Restate the listing below word for word, omitting any images.

====== The input ======

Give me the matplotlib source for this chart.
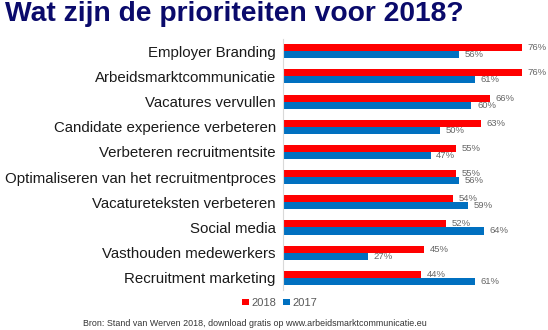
import matplotlib.pyplot as plt
import numpy as np

plt.rcParams['font.family'] = ['Liberation Sans', 'DejaVu Sans']

categories = ['Employer Branding', 'Arbeidsmarktcommunicatie', 'Vacatures vervullen',
              'Candidate experience verbeteren', 'Verbeteren recruitmentsite',
              'Optimaliseren van het recruitmentproces', 'Vacatureteksten verbeteren',
              'Social media', 'Vasthouden medewerkers', 'Recruitment marketing']
values_2018 = [76, 76, 66, 63, 55, 55, 54, 52, 45, 44]
values_2017 = [56, 61, 60, 50, 47, 56, 59, 64, 27, 61]

red = '#ff0000'
blue = '#0070c0'

fig = plt.figure(figsize=(5.48, 3.30), dpi=100)
ax = fig.add_axes([0.516, 0.12, 0.459, 0.763])

y = np.arange(len(categories))
h = 0.28
ax.barh(y - h / 2, values_2018, height=h, color=red, label='2018')
ax.barh(y + h / 2, values_2017, height=h, color=blue, label='2017')

for yi, v in zip(y, values_2018):
    ax.text(v + 1.8, yi - h / 2, f'{v}%', va='center', ha='left', fontsize=6.8, color='#666666')
for yi, v in zip(y, values_2017):
    ax.text(v + 1.8, yi + h / 2, f'{v}%', va='center', ha='left', fontsize=6.8, color='#666666')

ax.set_xlim(0, 80)
ax.set_ylim(len(categories) - 0.5, -0.5)
ax.set_yticks(y)
ax.set_yticklabels(categories, fontsize=10.8, color='#1a1a1a')
ax.set_xticks([])
ax.tick_params(axis='y', length=0, pad=5)
for s in ['top', 'right', 'bottom']:
    ax.spines[s].set_visible(False)
ax.spines['left'].set_color('#d9d9d9')
ax.spines['left'].set_linewidth(0.8)

fig.text(0.009, 0.958, 'Wat zijn de prioriteiten voor 2018?', fontsize=20.3, fontweight='bold',
         color='#0a0a6b', va='center', ha='left')

fig.legend(loc='center', bbox_to_anchor=(0.511, 0.082), ncol=2, frameon=False, fontsize=8,
           handlelength=0.55, handleheight=0.55, handletextpad=0.3, columnspacing=0.6,
           labelcolor='#595959')

fig.text(0.466, 0.021, 'Bron: Stand van Werven 2018, download gratis op www.arbeidsmarktcommunicatie.eu',
         fontsize=6.4, color='#333333', ha='center', va='center')

fig.savefig('out.png', dpi=100)
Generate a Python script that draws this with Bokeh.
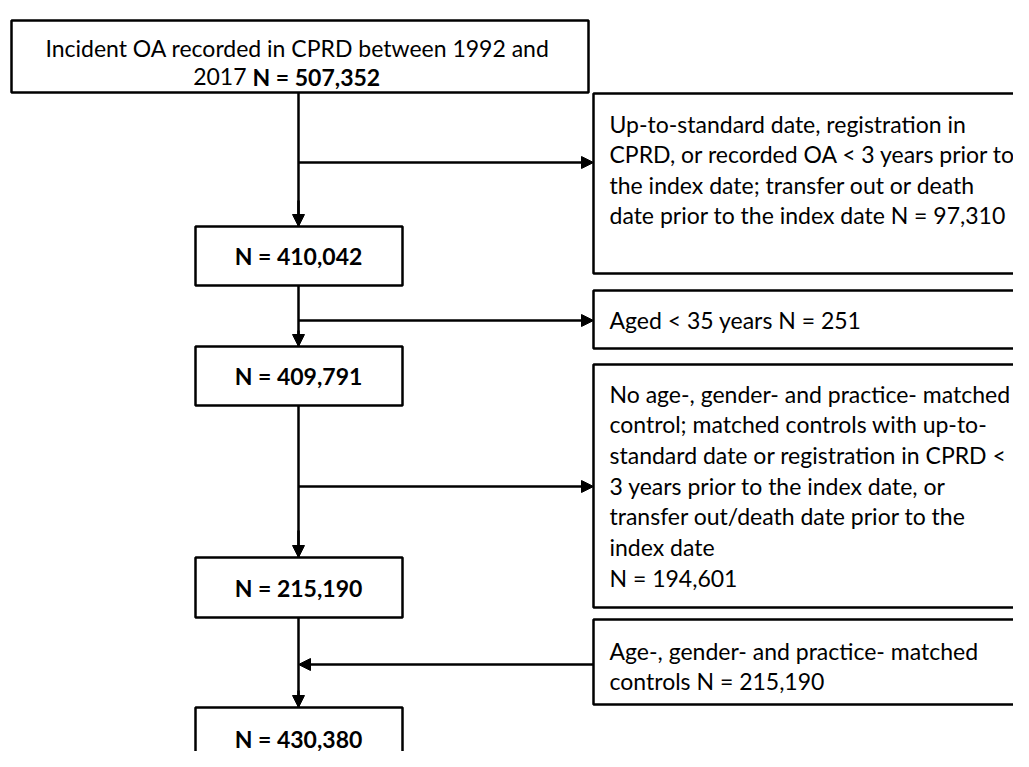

======

> Solution:
Give me the matplotlib source for this chart.
import matplotlib.pyplot as plt
import numpy as np

plt.rcParams['font.family'] = ['Liberation Sans', 'DejaVu Sans']

categories = ['Employer Branding', 'Arbeidsmarktcommunicatie', 'Vacatures vervullen',
              'Candidate experience verbeteren', 'Verbeteren recruitmentsite',
              'Optimaliseren van het recruitmentproces', 'Vacatureteksten verbeteren',
              'Social media', 'Vasthouden medewerkers', 'Recruitment marketing']
values_2018 = [76, 76, 66, 63, 55, 55, 54, 52, 45, 44]
values_2017 = [56, 61, 60, 50, 47, 56, 59, 64, 27, 61]

red = '#ff0000'
blue = '#0070c0'

fig = plt.figure(figsize=(5.48, 3.30), dpi=100)
ax = fig.add_axes([0.516, 0.12, 0.459, 0.763])

y = np.arange(len(categories))
h = 0.28
ax.barh(y - h / 2, values_2018, height=h, color=red, label='2018')
ax.barh(y + h / 2, values_2017, height=h, color=blue, label='2017')

for yi, v in zip(y, values_2018):
    ax.text(v + 1.8, yi - h / 2, f'{v}%', va='center', ha='left', fontsize=6.8, color='#666666')
for yi, v in zip(y, values_2017):
    ax.text(v + 1.8, yi + h / 2, f'{v}%', va='center', ha='left', fontsize=6.8, color='#666666')

ax.set_xlim(0, 80)
ax.set_ylim(len(categories) - 0.5, -0.5)
ax.set_yticks(y)
ax.set_yticklabels(categories, fontsize=10.8, color='#1a1a1a')
ax.set_xticks([])
ax.tick_params(axis='y', length=0, pad=5)
for s in ['top', 'right', 'bottom']:
    ax.spines[s].set_visible(False)
ax.spines['left'].set_color('#d9d9d9')
ax.spines['left'].set_linewidth(0.8)

fig.text(0.009, 0.958, 'Wat zijn de prioriteiten voor 2018?', fontsize=20.3, fontweight='bold',
         color='#0a0a6b', va='center', ha='left')

fig.legend(loc='center', bbox_to_anchor=(0.511, 0.082), ncol=2, frameon=False, fontsize=8,
           handlelength=0.55, handleheight=0.55, handletextpad=0.3, columnspacing=0.6,
           labelcolor='#595959')

fig.text(0.466, 0.021, 'Bron: Stand van Werven 2018, download gratis op www.arbeidsmarktcommunicatie.eu',
         fontsize=6.4, color='#333333', ha='center', va='center')

fig.savefig('out.png', dpi=100)
Generate a Python script that draws this with Bokeh.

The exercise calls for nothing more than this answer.